As circunstâncias podiam não
aconselhar a viagem do Papa ao Líbano. Por um lado, o conflito sangrento – 27.000
mortos - na Síria, com o risco de reabertura de tensões no próprio Líbano, já
com combates em Trípoli. Por outro, a violência dos radicais no mundo islâmico,
indignados com um vídeo de um extremista copta americano -Inocência dos
Muçulmanos -, ridicularizando Maomé.
Mas a Bento XVI, que tem o
sentido de missão e do dever, não faltou coragem, aproveitando precisamente o
momento tão delicado da região, para levar aí a mensagem da paz e encorajar os
cristãos a não abandonar o Médio Oriente, onde o seu número tem caído constantemente
ao longo do último século, podendo o cristianismo desaparecer. Como disse ao Público o
antigo arcebispo católico de Argel H. Teissier - ele sabe por experiência de
que é que está a falar -, "é nas situações de tensão que a Igreja deve
estar presente, mesmo que tenha de assumir riscos para tentar anunciar a sua
mensagem de paz, de respeito recíproco."
E a visita foi um êxito. Muhammad
Sammak, assessor político do Grande Mufti do Líbano e secretário-geral do
Comité Libanês para o diálogo islâmico-cristão, declarou: "A visita de
Bento XVI demonstrou ao mundo que o povo libanês, cristãos e muçulmanos, estão
unidos enquanto os partidos políticos e as facções se dividem e criam conflito.
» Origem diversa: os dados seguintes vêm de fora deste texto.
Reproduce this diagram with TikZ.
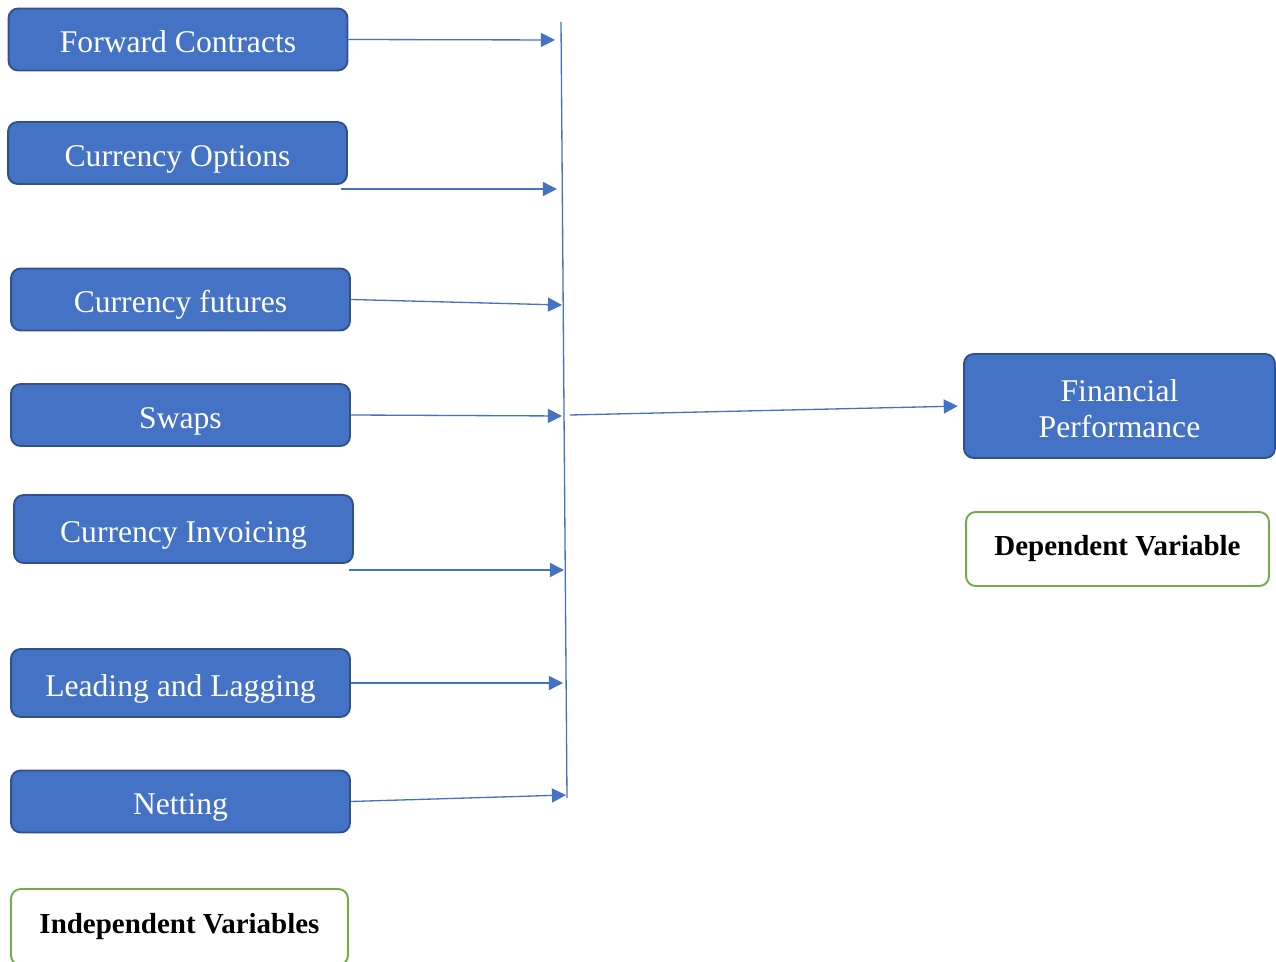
\documentclass[tikz,border=0pt]{standalone}
\usepackage{fontspec}
\setmainfont{Liberation Serif}
\usetikzlibrary{arrows.meta}

\definecolor{boxblue}{HTML}{4472C4}
\definecolor{boxedge}{HTML}{2F528F}
\definecolor{keygreen}{HTML}{70AD47}

\begin{document}
\begin{tikzpicture}[x=0.02cm,y=-0.02cm,
  var/.style={draw=boxedge, line width=1.1pt, fill=boxblue, rounded corners=5.5pt,
    text=white, font=\fontsize{18}{20.5}\selectfont, inner sep=0pt,
    text height=15pt, text depth=0pt,
    minimum width=6.78cm, minimum height=1.24cm},
  key/.style={draw=keygreen, line width=1.1pt, rounded corners=5.5pt,
    font=\bfseries\fontsize{16.5}{19}\selectfont, inner sep=0pt},
  link/.style={draw=boxblue, line width=0.75pt, -{Triangle[length=8pt,width=8pt]}}]

\path[use as bounding box, clip] (0,0) rectangle (1276,962);

% independent variables
\node[var] (fwd) at (178,39.5) {Forward Contracts};
\node[var] (opt) at (177.5,153) {Currency Options};
\node[var] (fut) at (180.5,299.5) {Currency futures};
\node[var] (swp) at (180.5,415) {Swaps};
\node[var, minimum height=1.36cm] (inv) at (183.5,529) {Currency Invoicing};
\node[var, minimum height=1.36cm] (lead) at (180.5,683) {Leading and Lagging};
\node[var] (net) at (180.5,801.5) {Netting};

% dependent variable
\node[var, minimum width=6.22cm, minimum height=2.08cm, align=center,
  text height=36pt, text depth=0pt] (fin) at (1119.5,406) {Financial\\Performance};

% keys
\node[key, minimum width=6.74cm, minimum height=1.52cm] (ind) at (179.5,927) {Independent Variables};
\node[key, minimum width=6.06cm, minimum height=1.48cm] (dep) at (1117.5,549) {Dependent Variable};

% collecting line
\coordinate (top) at (561,22);
\coordinate (bot) at (567,798);
\draw[boxblue, line width=0.75pt] (top) -- (bot);

\coordinate (t1) at (555,40);
\coordinate (t2) at (557,189);
\coordinate (t3) at (562,305);
\coordinate (t4) at (562,416);
\coordinate (t5) at (564,570);
\coordinate (t6) at (563,683);
\coordinate (t7) at (566,795);
\coordinate (optout) at (341,189);
\coordinate (invout) at (349,570);
\coordinate (mid) at (570,415);

\draw[link] (fwd.east) -- (t1);
\draw[link] (optout) -- (t2);
\draw[link] (fut.east) -- (t3);
\draw[link] (swp.east) -- (t4);
\draw[link] (invout) -- (t5);
\draw[link] (lead.east) -- (t6);
\draw[link] (net.east) -- (t7);
\draw[link, shorten >=3pt] (mid) -- (fin.west);

\end{tikzpicture}
\end{document}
A esperança é que os políticos do Líbano também aprendam algo com o espectáculo
de unidade que se viu nestes dias da visita papal." De facto, juntaram-se
cristãos e muçulmanos, incluindo mulheres com chador e jovens do
Hezbollah, para a recepção papal, no único país islâmico (35% de cristãos) onde
o Presidente é um cristão (num original sistema de governo, o Presidente da
República deve ser cristão maronita, o primeiro-ministro, muçulmano sunita e o
presidente do Parlamento, muçulmano xiita).
Durante a visita, Bento XVI
assinou oficialmente a exortação Ecclesia in Medio Oriente (A Igreja
no Médio Oriente), um documento papal, na sequência do Sínodo dos Bispos sobre
o Médio Oriente, realizado há dois anos em Roma. Nele, reconhecendo a situação
actual das Igrejas como "um grito cheio de angústia" e "de
desespero de tantos que se encontram em situações humanas e materiais difíceis,
que vivem fortes tensões com medo e inquietação e que querem seguir a Cristo,
que dá sentido à sua existência, apesar de muitas e muitas vezes se verem
impedidos de fazê-lo", apela aos 15 milhões de cristãos para que
permaneçam. Foi nesse Sínodo que M. Sammak, convidado especial, declarou que a
diminuição da presença dos cristãos "é uma preocupação tanto cristã como
islâmica, não só para os muçulmanos do Oriente, mas para todos os muçulmanos do
mundo." Nele, os Bispos rejeitaram o recurso à Bíblia para justificar as
"injustiças" e advogaram um Estado para os Palestinianos, no quadro
de "dois Povos, dois Estados". Dizia o cardeal Carlo Martini:
"Quando houver paz em Jerusalém, haverá paz em todo o mundo."
O Papa declarou que vinha como
"amigo de Deus e dos homens" e, "simbolicamente", visitava
todos os países da região. E falou sobre a primavera árabe, o fundamentalismo,
a Síria.
Exortou ao fim da entrega de
armas à Síria: "As importações de armas devem acabar de uma vez por todas.
Sem essas importações, a guerra não poderia continuar." Viu na primavera
árabe "um desejo de mais democracia, mais liberdade, mais cooperação e uma
renovada identidade árabe. Este grito da liberdade, que vem de uma juventude
mais bem formada cultural e profissionalmente, que quer mais participação na
vida política e social, é um progresso, algo muito positivo". Mas não se
deve esquecer que a liberdade "só pode crescer na solidariedade, no viver
juntos com determinadas regras". A liberdade deve "corresponder a um
diálogo maior, não ao domínio de uns sobre os outros". Quanto à religião,
insistiu que tem de ser a favor da tolerância e da paz, contra a violência.
Esta, como o fundamentalismo, é uma "falsificação da religião".
"O verdadeiro crente não mata." Esta região está ligada às três
grandes religiões monoteístas. Que seja, pois, o espaço do grande diálogo entre
as três: um "triálogo"!
Por decisão pessoal, o
autor do texto não escreve segundo o novo Acordo Ortográfico.